NEW YORK (AP) — Equifax said Thursday that problems with an online customer help page were caused by a vendor’s software code and not by a cyberattack on its systems.

The company earlier said it had disabled its credit report assistance page after reports that another part of its website had been hacked.

Equifax Inc. is dealing with the aftermath of hackers breaking into its system earlier this year that exposed the personal information of 145.5 million Americans. The company is now under multiple state and federal investigations and has been sued by numerous customers in litigation likely to evolve into class-action lawsuits.

The technology news site Ars Technica initially reported that hackers had altered Equifax’s credit report assistance page that would send users malicious software pretending to be Adobe Flash.

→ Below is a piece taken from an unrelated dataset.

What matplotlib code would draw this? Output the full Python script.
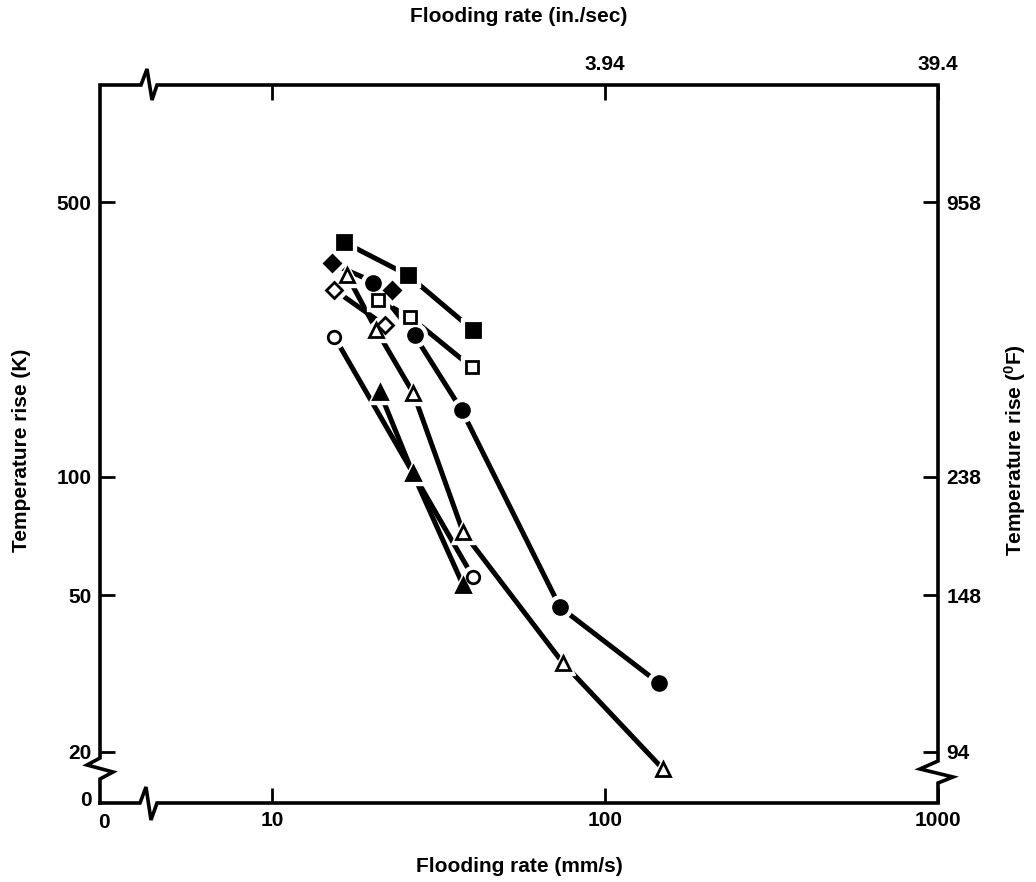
import numpy as np
import matplotlib.pyplot as plt
from matplotlib.ticker import NullLocator, FixedLocator, FixedFormatter

plt.rcParams['font.family'] = ['Liberation Sans', 'DejaVu Sans']

# flooding rate (mm/s) and temperature rise (K) for each test series
sq_filled_x = [16.4, 25.6, 40.2]
sq_filled_y = [396, 326, 236]
sq_open_x = [20.8, 26.0, 39.8]
sq_open_y = [282, 255, 190]
dia_filled_x = [15.1, 22.9]
dia_filled_y = [349, 299]
dia_open_x = [15.4, 21.8]
dia_open_y = [299, 243]
circ_filled_x = [20.1, 26.8, 37.1, 73.3, 145]
circ_filled_y = [311, 229, 148, 46.6, 29.9]
circ_open_x = [15.4, 40.2]
circ_open_y = [227, 55.5]
tri_filled_x = [21.1, 26.5, 37.5]
tri_filled_y = [164, 102, 53.0]
tri_open_x = [16.8, 20.6, 26.6, 37.5, 74.8, 149]
tri_open_y = [326, 236, 163, 72.3, 33.6, 18.1]

# axis ticks and the converted labels
x_ticks = [10, 100, 1000]
x_labels = ['10', '100', '1000']
top_labels = ['', '3.94', '39.4']
y_ticks = [20, 50, 100, 500]
y_labels = ['20', '50', '100', '500']
right_labels = ['94', '148', '238', '958']

series = [
    (tri_open_x, tri_open_y, '^', 'white', 10),
    (circ_filled_x, circ_filled_y, 'o', 'black', 10),
    (circ_open_x, circ_open_y, 'o', 'white', 9),
    (tri_filled_x, tri_filled_y, '^', 'black', 10),
    (dia_open_x, dia_open_y, 'D', 'white', 8.5),
    (dia_filled_x, dia_filled_y, 'D', 'black', 8.5),
    (sq_open_x, sq_open_y, 's', 'white', 9),
    (sq_filled_x, sq_filled_y, 's', 'black', 10),
]

fig = plt.figure(figsize=(10.36, 8.82), dpi=100)
W, H = 1036, 882
L, R, T, B = 100, 938, 85, 803
ax = fig.add_axes([L / W, (H - B) / H, (R - L) / W, (B - T) / H])
ax.set_xscale('log')
ax.set_yscale('log')
ax.set_xlim(3.045, 1000)
ax.set_ylim(14.8, 993)

for xs, ys, m, fc, ms in series:
    ax.plot(xs, ys, '-', color='black', lw=3.6, solid_capstyle='butt', zorder=2)
for xs, ys, m, fc, ms in series:
    ax.plot(xs, ys, ls='none', marker=m, ms=ms + 7, mfc='white', mec='white', zorder=3)
for xs, ys, m, fc, ms in series:
    ax.plot(xs, ys, ls='none', marker=m, ms=ms, mfc=fc, mec='black', mew=2, zorder=4)

for s in ax.spines.values():
    s.set_visible(False)

tick_font = dict(fontsize=15, fontweight='bold')
ax.xaxis.set_major_locator(FixedLocator(x_ticks))
ax.xaxis.set_major_formatter(FixedFormatter(x_labels))
ax.yaxis.set_major_locator(FixedLocator(y_ticks))
ax.yaxis.set_major_formatter(FixedFormatter(y_labels))
ax.xaxis.set_minor_locator(NullLocator())
ax.yaxis.set_minor_locator(NullLocator())
ax.tick_params(direction='in', length=11, width=2, pad=6, labelsize=15)
for lab in ax.get_xticklabels() + ax.get_yticklabels():
    lab.set_fontweight('bold')

axr = ax.twinx()
axr.set_yscale('log')
axr.set_ylim(ax.get_ylim())
axr.yaxis.set_major_locator(FixedLocator(y_ticks))
axr.yaxis.set_major_formatter(FixedFormatter(right_labels))
axr.yaxis.set_minor_locator(NullLocator())
axr.tick_params(direction='in', length=11, width=2, pad=6, labelsize=15)
for lab in axr.get_yticklabels():
    lab.set_fontweight('bold')

axt = ax.twiny()
axt.set_xscale('log')
axt.set_xlim(ax.get_xlim())
axt.xaxis.set_major_locator(FixedLocator(x_ticks))
axt.xaxis.set_major_formatter(FixedFormatter(top_labels))
axt.xaxis.set_minor_locator(NullLocator())
axt.tick_params(direction='in', length=11, width=2, pad=8, labelsize=15)
for lab in axt.get_xticklabels():
    lab.set_fontweight('bold')
for a in (axr, axt):
    for s in a.spines.values():
        s.set_visible(False)


def frac(px, py):
    return (px - L) / (R - L), (B - py) / (B - T)


# frame with the axis breaks drawn in
frame = [(L, B), (140, B), (146, 787), (151, 820), (157, B), (R, B),
         (R, 783), (953, 777), (920, 769), (R, 761), (R, T),
         (157, T), (152, 100), (147, 69), (141, T), (L, T),
         (L, 758), (87, 765), (113, 772), (L, 779), (L, B)]
fx, fy = zip(*[frac(*p) for p in frame])
ax.plot(fx, fy, color='black', lw=2.6, transform=ax.transAxes, clip_on=False,
        solid_joinstyle='miter', zorder=5)

ax.annotate('0', (0, 0), xycoords='axes fraction', xytext=(-6, 2),
            textcoords='offset points', ha='right', va='center', **tick_font)
ax.annotate('0', (0, 0), xycoords='axes fraction', xytext=(3, -14),
            textcoords='offset points', ha='center', va='center', **tick_font)

label_font = dict(fontsize=15, fontweight='bold')
fig.text(519 / W, 1 - 867 / H, 'Flooding rate (mm/s)', ha='center', va='center', **label_font)
fig.text(519 / W, 1 - 16 / H, 'Flooding rate (in./sec)', ha='center', va='center', **label_font)
fig.text(22 / W, 1 - 450 / H, 'Temperature rise (K)', rotation=90, ha='center', va='center', **label_font)
fig.text(1015 / W, 1 - 450 / H, r'Temperature rise ($\mathregular{^0}$F)', rotation=90,
         ha='center', va='center', **label_font)

fig.savefig('out.png', dpi=100)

But Atlanta-based Equifax issued a statement later Thursday blaming a third-party vendor it uses to collect website performance data. The “vendor’s code running on an Equifax website was serving malicious content,” it said.

Equifax said the code was removed from the customer help page that it had taken the webpage offline for further analysis.

The original breach happened after Equifax did not update a piece of software known as Apache Struts after a vulnerability was identified earlier this year. Hackers were able to access Equifax’s core systems through most of the summer. It wasn’t until early August that Equifax executives were made aware of the breach, and it took until September for Equifax to tell the public.